Radio Sputnik's Loud and Clear spoke Friday about the case with Miko Peled, author of "The General's Son: The Journey of an Israeli in Palestine" and "Injustice: The Story of the Holy Land Foundation Five." Peled said he thought Netanyahu was capable of surviving the fiasco.
Peled said there are "several key issues. One is the word ‘pending': the indictment is pending a hearing. So, the hearing will determine whether or not he's actually indicted, and the hearing is an opportunity for him to show that ‘this is a witch hunt' and ‘it's politicized' and so on. Besides all of that, the hearing will not take place until the summer — in other words, way past the elections — and none of the material, none of the evidence is going to be given… out until after the elections," he said, noting the case involves many people. "And then, the final decision, after the hearings, on whether or not to actually indict him won't take place until 2020."
"So he's got a lot of time here, and Netanyahu will know very well what to do with his time," Peled said, advising would-be revelers in Bibi's political demise to "hold the champagne — it's not happening yet… he knows how to manipulate the system… he is, I think, the most accomplished Israeli politician in the history of the state."
"I don't have any doubt that he's going to find a way to spin this in a way to show that he's being victimized, and this is only going to help him," Peled said.
However, the author dismissed the idea that the newly formed "Israeli Resilience Party" or "Hosen L'Yisrael," was a "center-left" party, as it's commonly been characterized. IRP's leader, President Benny Gantz, poses a serious electoral threat to Netanyahu's Likud, especially after IRP decided last week to form a united slate with Telem Yesh Atid in the April 9 Knesset elections. They are calling the block "Blue and White," the Times of Israel reported.
"Calling a party that has five former IDF chiefs of staff ‘left-of-center' just kind of shows you how severe the situation is," Peled said. "These guys all belong on the defendant's bench at The Hague, at the International Criminal Court. This is a list of probably some of the worst war criminals that have possibly even existed since World War II. To say that these guys are ‘left' or even 'center' is a joke — there's nothing left or centrist about these people. But they're new, and they're former generals… one or two of them are kind of charismatic… I don't think they pose a real challenge to Netanyahu."

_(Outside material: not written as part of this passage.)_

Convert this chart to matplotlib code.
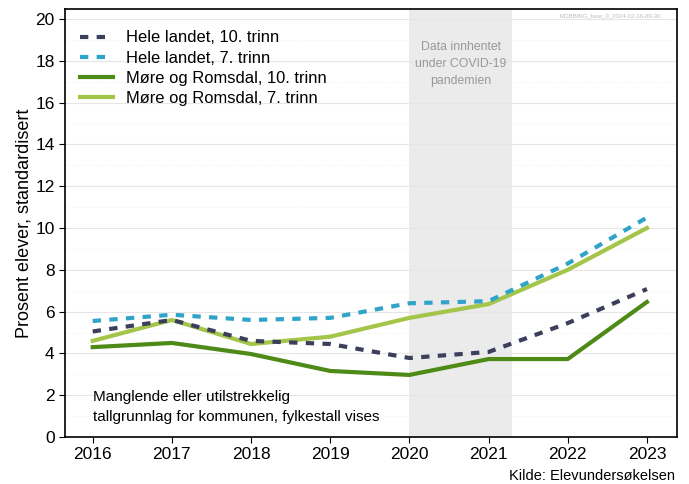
import matplotlib.pyplot as plt
import numpy as np
from matplotlib.ticker import MultipleLocator

years = [2016, 2017, 2018, 2019, 2020, 2021, 2022, 2023]
hele_10 = [5.05, 5.6, 4.6, 4.45, 3.78, 4.07, 5.45, 7.08]
hele_7 = [5.55, 5.85, 5.6, 5.7, 6.4, 6.5, 8.3, 10.5]
mr_10 = [4.3, 4.5, 3.97, 3.16, 2.97, 3.73, 3.73, 6.46]
mr_7 = [4.6, 5.6, 4.45, 4.8, 5.7, 6.36, 8.0, 10.0]

plt.rcParams['font.family'] = ['Liberation Sans', 'DejaVu Sans']

fig = plt.figure(figsize=(6.89, 4.84), dpi=100)
ax = fig.add_axes([65 / 689, 1 - 437 / 484, 612 / 689, 428 / 484])

# covid period
ax.axvspan(2020, 2021.3, color='#ebebeb', zorder=0, lw=0)
ax.text(2020.65, 17.85, 'Data innhentet\nunder COVID-19\npandemien', ha='center', va='center',
        fontsize=8.8, color='#999999', linespacing=1.55)

ax.plot(years, hele_10, color='#3b3f5c', lw=3, ls=(0, (2, 2)), label='Hele landet, 10. trinn', zorder=3)
ax.plot(years, hele_7, color='#2fa4c8', lw=3, ls=(0, (2, 2)), label='Hele landet, 7. trinn', zorder=3)
ax.plot(years, mr_10, color='#4d8a16', lw=3, label='Møre og Romsdal, 10. trinn', zorder=2)
ax.plot(years, mr_7, color='#a3c549', lw=3, label='Møre og Romsdal, 7. trinn', zorder=2)

ax.set_xlim(2015.65, 2023.38)
ax.set_ylim(0, 20.48)
ax.set_xticks(years)
ax.yaxis.set_major_locator(MultipleLocator(2))
ax.yaxis.set_minor_locator(MultipleLocator(1))
ax.grid(True, 'major', 'y', color='#e6e6e6', lw=0.8, zorder=0)
ax.grid(True, 'minor', 'y', color='#eeeeee', lw=0.6, ls=':', zorder=0)
ax.set_axisbelow(True)
ax.tick_params(axis='both', labelsize=12.5, length=4)
ax.tick_params(axis='y', which='minor', length=0)
for sp in ax.spines.values():
    sp.set_linewidth(1.2)

ax.set_ylabel('Prosent elever, standardisert', fontsize=13, labelpad=2)

ax.legend(loc='upper left', frameon=False, fontsize=11.9, handlelength=2.0,
          bbox_to_anchor=(0.0, 0.985), labelspacing=0.32)

ax.text(2016.0, 1.43, 'Manglende eller utilstrekkelig\ntallgrunnlag for kommunen, fylkestall vises',
        fontsize=11, ha='left', va='center', linespacing=1.5)

fig.text(675 / 689, 1 - 476 / 484, 'Kilde: Elevundersøkelsen', ha='right', va='center', fontsize=10.5)
fig.text(661 / 689, 1 - 16 / 484, 'MOBBING_fase_0_2024-02-16-09-30', ha='right', va='center',
         fontsize=4.3, color='#bbbbbb')

plt.savefig('out.png', dpi=100)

Plus, Peled said, nobody can build political coalitions better than Netanyahu, and many of the smaller parties in Israel are campaigning on the basis of forming an alliance with the prime minister in order to win consideration for their own values in the government to come.
Perhaps Netanyahu's most notorious alliance, though, is the one he's formed with Habayit Hayehudi, or the "Jewish Home Party," which has been described as "Israel's KKK," Haaretz noted.
On February 20, Likud and Habayit Hayehudi said in a joint statement they would not attack each other during the coming election, "but rather will strengthen one another for the sake of the right-wing victory," Haaretz reported. Further, Habayit Hayehudi joined forces with the far-right orthodox Tkuma party and the Otzma Yehudit party, which is run by followers of a racist, anti-Arab rabbi named Meir Kahane. Kahane helped found a fascist gang called the Jewish Defense League and got banned from running in Knesset elections in 1988 after he forwarded bills that amounted to instituting total racial separatism in the country, banning the fraternization and cohabitation of Jews and Arabs, and also for inciting terrorist groups, the New York Times reported at the time. He was assassinated in 1990.
"These guys, ideologically, they're no different from Netanyahu, but they just don't have the good manners that he does," Peled told host John Kiriakou and Sputnik news analyst Walter Smolarek, noting that the group considers Baruch Goldstein, the perpetrator of the 1994 Cave of the Patriarchs/Ibrahimi Mosque Massacre, which killed 29 people and injured 125 in Hebron, to be a hero.
"It's very cynical" that Netanyahu has formed this alliance on the 25th anniversary of the massacre, Peled said, noting that "the name of the game in Israeli politics today is who wins the race to the far-most right of the spectrum."